# Coils



## andro (6/3/14)

Do you guys use the coils until they stop working or change them before like once a week or so for example?
I saw the article about washing them on vodka , sound interesting , just curious about what others do


----------



## Rowan Francis (6/3/14)

@andro I will wash with vodka when changing jooses . But last night I was tired so I just rinsed in hot water . Cleaned the coil by heating and quenching under the tap . And was really happy with the result . 

Sent from my GT-I9500 using Tapatalk


----------



## Rowan Francis (6/3/14)

As for changing coils . Only when I am bored do I change them . Only because I have managed to hit a sweet spot with each rba and get them to whete I like them . 

Sent from my GT-I9500 using Tapatalk


----------



## vaalboy (6/3/14)

Through trial and error, I found that changing them every second day and soaking them in vodka for a few days before drying and re using work best.
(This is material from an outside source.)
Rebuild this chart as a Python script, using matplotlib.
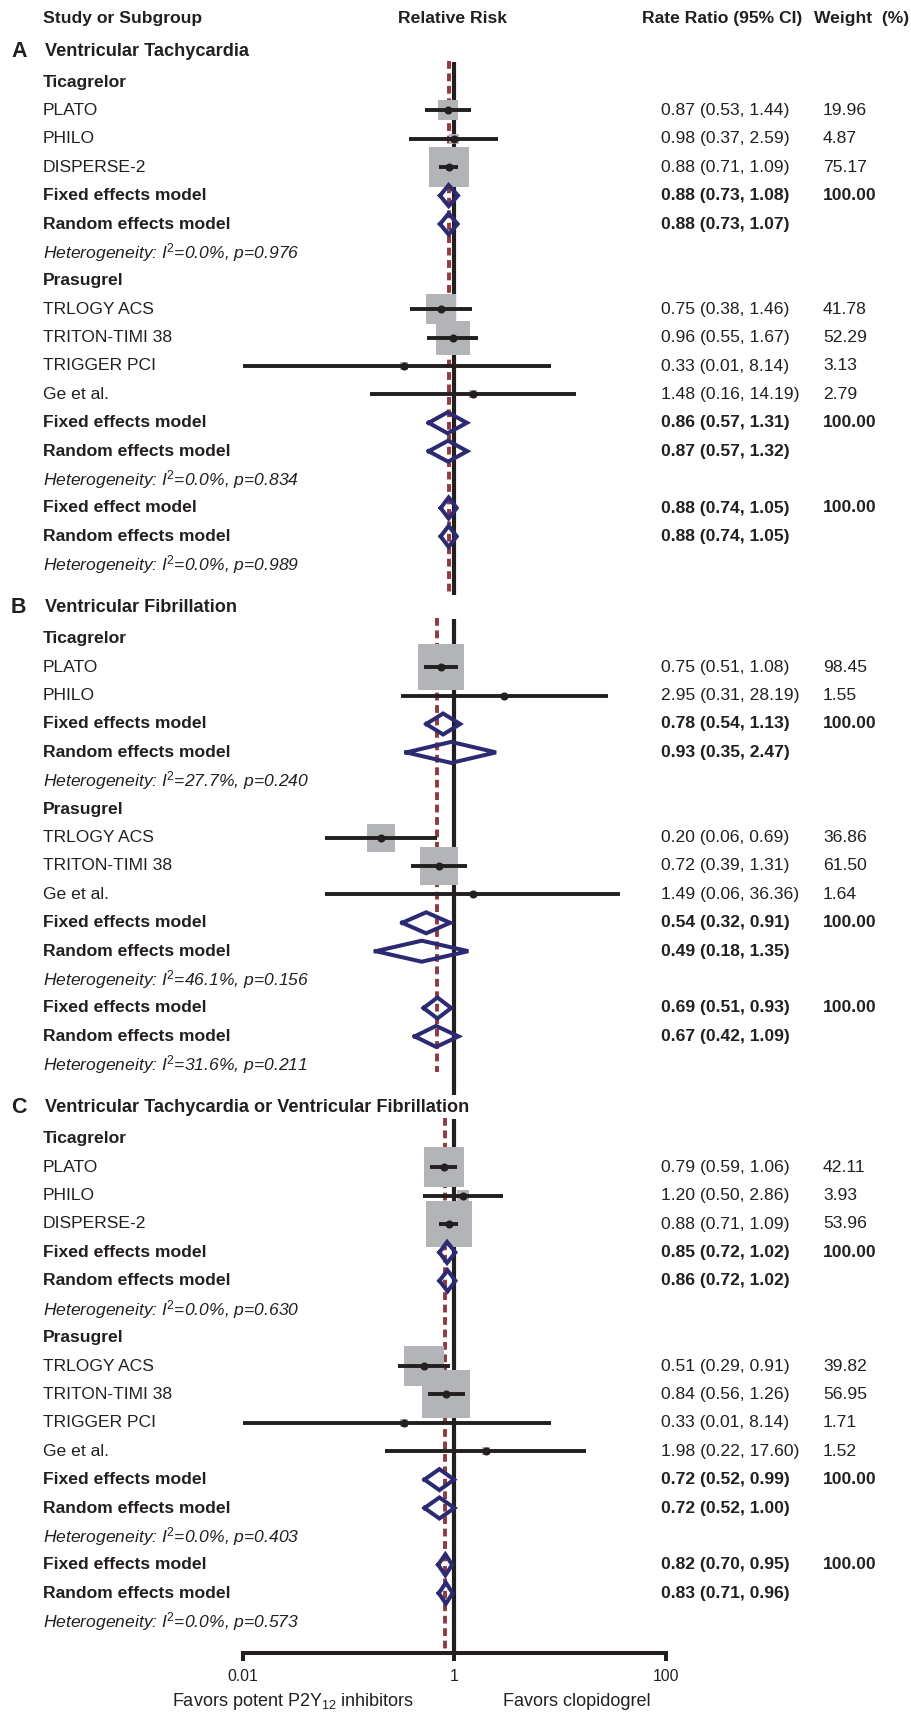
import matplotlib.pyplot as plt
import matplotlib.transforms as mtransforms
import numpy as np

plt.rcParams['font.family'] = ['Liberation Sans', 'DejaVu Sans']
plt.rcParams['mathtext.fontset'] = 'custom'
plt.rcParams['mathtext.rm'] = 'Liberation Sans'
plt.rcParams['mathtext.it'] = 'Liberation Sans:italic'
plt.rcParams['mathtext.bf'] = 'Liberation Sans:bold'

# ---------------- data ----------------
sections = ["A", "B", "C"]
section_titles = ["Ventricular Tachycardia", "Ventricular Fibrillation",
                  "Ventricular Tachycardia or Ventricular Fibrillation"]
subgroups = ["Ticagrelor", "Prasugrel"]

# A - ventricular tachycardia
a_tica_study = ["PLATO", "PHILO", "DISPERSE-2"]
a_tica_rr = [0.87, 0.98, 0.88]
a_tica_lo = [0.53, 0.37, 0.71]
a_tica_hi = [1.44, 2.59, 1.09]
a_tica_w = [19.96, 4.87, 75.17]
a_tica_fixed = [0.88, 0.73, 1.08]
a_tica_random = [0.88, 0.73, 1.07]
a_tica_het = ["0.0%", "0.976"]

a_pras_study = ["TRLOGY ACS", "TRITON-TIMI 38", "TRIGGER PCI", "Ge et al."]
a_pras_rr = [0.75, 0.96, 0.33, 1.48]
a_pras_lo = [0.38, 0.55, 0.01, 0.16]
a_pras_hi = [1.46, 1.67, 8.14, 14.19]
a_pras_w = [41.78, 52.29, 3.13, 2.79]
a_pras_fixed = [0.86, 0.57, 1.31]
a_pras_random = [0.87, 0.57, 1.32]
a_pras_het = ["0.0%", "0.834"]

a_all_fixed = [0.88, 0.74, 1.05]
a_all_random = [0.88, 0.74, 1.05]
a_all_het = ["0.0%", "0.989"]

# B - ventricular fibrillation
b_tica_study = ["PLATO", "PHILO"]
b_tica_rr = [0.75, 2.95]
b_tica_lo = [0.51, 0.31]
b_tica_hi = [1.08, 28.19]
b_tica_w = [98.45, 1.55]
b_tica_fixed = [0.78, 0.54, 1.13]
b_tica_random = [0.93, 0.35, 2.47]
b_tica_het = ["27.7%", "0.240"]

b_pras_study = ["TRLOGY ACS", "TRITON-TIMI 38", "Ge et al."]
b_pras_rr = [0.20, 0.72, 1.49]
b_pras_lo = [0.06, 0.39, 0.06]
b_pras_hi = [0.69, 1.31, 36.36]
b_pras_w = [36.86, 61.50, 1.64]
b_pras_fixed = [0.54, 0.32, 0.91]
b_pras_random = [0.49, 0.18, 1.35]
b_pras_het = ["46.1%", "0.156"]

b_all_fixed = [0.69, 0.51, 0.93]
b_all_random = [0.67, 0.42, 1.09]
b_all_het = ["31.6%", "0.211"]

# C - VT or VF
c_tica_study = ["PLATO", "PHILO", "DISPERSE-2"]
c_tica_rr = [0.79, 1.20, 0.88]
c_tica_lo = [0.59, 0.50, 0.71]
c_tica_hi = [1.06, 2.86, 1.09]
c_tica_w = [42.11, 3.93, 53.96]
c_tica_fixed = [0.85, 0.72, 1.02]
c_tica_random = [0.86, 0.72, 1.02]
c_tica_het = ["0.0%", "0.630"]

c_pras_study = ["TRLOGY ACS", "TRITON-TIMI 38", "TRIGGER PCI", "Ge et al."]
c_pras_rr = [0.51, 0.84, 0.33, 1.98]
c_pras_lo = [0.29, 0.56, 0.01, 0.22]
c_pras_hi = [0.91, 1.26, 8.14, 17.60]
c_pras_w = [39.82, 56.95, 1.71, 1.52]
c_pras_fixed = [0.72, 0.52, 0.99]
c_pras_random = [0.72, 0.52, 1.00]
c_pras_het = ["0.0%", "0.403"]

c_all_fixed = [0.82, 0.70, 0.95]
c_all_random = [0.83, 0.71, 0.96]
c_all_het = ["0.0%", "0.573"]

overall_fixed_names = ["Fixed effect model", "Fixed effects model", "Fixed effects model"]
xticks = [0.01, 1, 100]
xtick_labels = ["0.01", "1", "100"]

# put the pieces together for looping
sec_data = [
    ([(a_tica_study, a_tica_rr, a_tica_lo, a_tica_hi, a_tica_w, a_tica_fixed, a_tica_random, a_tica_het),
      (a_pras_study, a_pras_rr, a_pras_lo, a_pras_hi, a_pras_w, a_pras_fixed, a_pras_random, a_pras_het)],
     a_all_fixed, a_all_random, a_all_het),
    ([(b_tica_study, b_tica_rr, b_tica_lo, b_tica_hi, b_tica_w, b_tica_fixed, b_tica_random, b_tica_het),
      (b_pras_study, b_pras_rr, b_pras_lo, b_pras_hi, b_pras_w, b_pras_fixed, b_pras_random, b_pras_het)],
     b_all_fixed, b_all_random, b_all_het),
    ([(c_tica_study, c_tica_rr, c_tica_lo, c_tica_hi, c_tica_w, c_tica_fixed, c_tica_random, c_tica_het),
      (c_pras_study, c_pras_rr, c_pras_lo, c_pras_hi, c_pras_w, c_pras_fixed, c_pras_random, c_pras_het)],
     c_all_fixed, c_all_random, c_all_het),
]

# ---------------- style ----------------
dark = '#231F20'
navy = '#2B2A72'
red = '#8E3A3E'
gray = '#B3B4B7'
fs = 12.6
title_fs = 13.1
box_scale = [4.7, 4.72, 6.3]   # box side (px) per sqrt(weight)
dash_pad = [27, 7, None]

W, H = 911, 1714
axis_y = 1653
step = 28.4

fig = plt.figure(figsize=(W / 100, H / 100), dpi=100)
ax = fig.add_axes([243 / W, 0, (666 - 243) / W, 1])
ax.set_xscale('log')
ax.set_xlim(0.01, 100)
ax.set_ylim(H, 0)
ax.patch.set_alpha(0)
for s in ['top', 'left', 'right']:
    ax.spines[s].set_visible(False)
ax.spines['bottom'].set_position(('data', axis_y))
ax.spines['bottom'].set_linewidth(2.9)
ax.spines['bottom'].set_color(dark)
ax.set_yticks([])
ax.set_xticks(xticks)
ax.set_xticklabels(xtick_labels)
ax.minorticks_off()
ax.tick_params(axis='x', direction='out', length=5.5, width=2.9, color=dark,
               labelsize=11.3, labelcolor=dark, pad=6)

tr = mtransforms.blended_transform_factory(fig.transFigure, ax.transData)


def put(x, y, s, **kw):
    kw.setdefault('fontsize', fs)
    kw.setdefault('color', dark)
    ax.text(x / W, y, s, transform=tr, va='center', ha=kw.pop('ha', 'left'), **kw)


def ci_text(v):
    return "{:.2f} ({:.2f}, {:.2f})".format(v[0], v[1], v[2])


def diamond(v, y):
    h = 10.5
    ax.plot([v[1], v[0], v[2], v[0], v[1]], [y, y - h, y, y + h, y],
            color=navy, lw=2.9, solid_joinstyle='miter', zorder=5)


def summary(name, v, y, weight=True):
    put(43, y, name, weight='bold')
    put(661, y, ci_text(v), weight='bold')
    if weight:
        put(823, y, "100.00", weight='bold')
    diamond(v, y)


def het_row(h, y):
    put(43, y, "Heterogeneity: I$^{2}$=" + h[0] + ", p=" + h[1], style='italic')


# headers
put(43, 18, "Study or Subgroup", weight='bold')
put(452, 18, "Relative Risk", weight='bold', ha='center')
put(642, 18, "Rate Ratio (95% CI)", weight='bold')
put(814, 18, "Weight  (%)", weight='bold')

y = 51
for k in range(3):
    groups, all_fixed, all_random, all_het = sec_data[k]
    ty = y
    put(11, ty, sections[k], fontsize=15.5, weight='bold')
    put(45, ty, section_titles[k], fontsize=title_fs, weight='bold')
    y = ty + 31
    for g in range(2):
        study, rr, lo, hi, w, fx, rd, het = groups[g]
        put(43, y, subgroups[g], weight='bold')
        y += step
        for i in range(len(study)):
            put(43, y, study[i])
            put(661, y, ci_text([rr[i], lo[i], hi[i]]))
            put(823, y, "{:.2f}".format(w[i]))
            side = box_scale[k] * np.sqrt(w[i]) * 0.72
            ax.scatter([rr[i]], [y], marker='s', s=side ** 2, color=gray,
                       linewidths=0, zorder=2)
            ax.plot([lo[i], hi[i]], [y, y], color=dark, lw=2.8,
                    solid_capstyle='butt', zorder=3)
            ax.plot([rr[i]], [y], 'o', color=dark, ms=4.8, zorder=4)
            y += step
        summary("Fixed effects model", fx, y)
        y += step
        summary("Random effects model", rd, y, weight=False)
        y += step
        het_row(het, y)
        y += step
    summary(overall_fixed_names[k], all_fixed, y)
    y += step
    summary("Random effects model", all_random, y, weight=False)
    y += step
    het_row(all_het, y)
    last = y

    # null line and pooled estimate line
    if k < 2:
        solid_end = last + 30
        dash_end = last + dash_pad[k]
    else:
        solid_end = axis_y
        dash_end = axis_y
    ax.plot([1, 1], [ty + 11, solid_end], color=dark, lw=3.0,
            solid_capstyle='butt', zorder=1)
    ax.plot([all_fixed[0], all_fixed[0]], [ty + 10, dash_end], color=red,
            lw=2.8, dashes=(2.0, 1.2), zorder=1.5)
    y = last + 43

fig.text(172 / W, 1 - 1702 / H, "Favors potent P2Y$_{\\mathrm{12}}$ inhibitors",
         fontsize=13, color=dark, va='center', ha='left')
fig.text(503 / W, 1 - 1702 / H, "Favors clopidogrel",
         fontsize=13, color=dark, va='center', ha='left')

fig.savefig('out.png', dpi=100, facecolor='white')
My wife uses 30b dual coils and the kanger single coils. All she does is rinse and paper towel dry after every tank. Coils last her weeks on end.

Reactions: Like 2


----------



## Silver (6/3/14)

Sorry that its off topic but @vaalboy, did you try the iclear 30b versus the aspire nautilus? If so, what was your verdict? I am curious


----------



## vaalboy (6/3/14)

Silver said:


> Sorry that its off topic but @vaalboy, did you try the iclear 30b versus the aspire nautilus? If so, what was your verdict? I am curious



Nauty wins by a mile. It is one special clearo for sure.

Reactions: Agree 1


----------



## Rob Fisher (6/3/14)

vaalboy said:


> Nauty wins by a mile. It is one special clearo for sure.



No question! It's a no contest! I need a T-Shirt that says Nautilus Rocks! And I know @vaalboy feels the same!

Reactions: Agree 1


----------



## Silver (8/3/14)

Ok thanks for the feedback guys. 

Much appreciated.


----------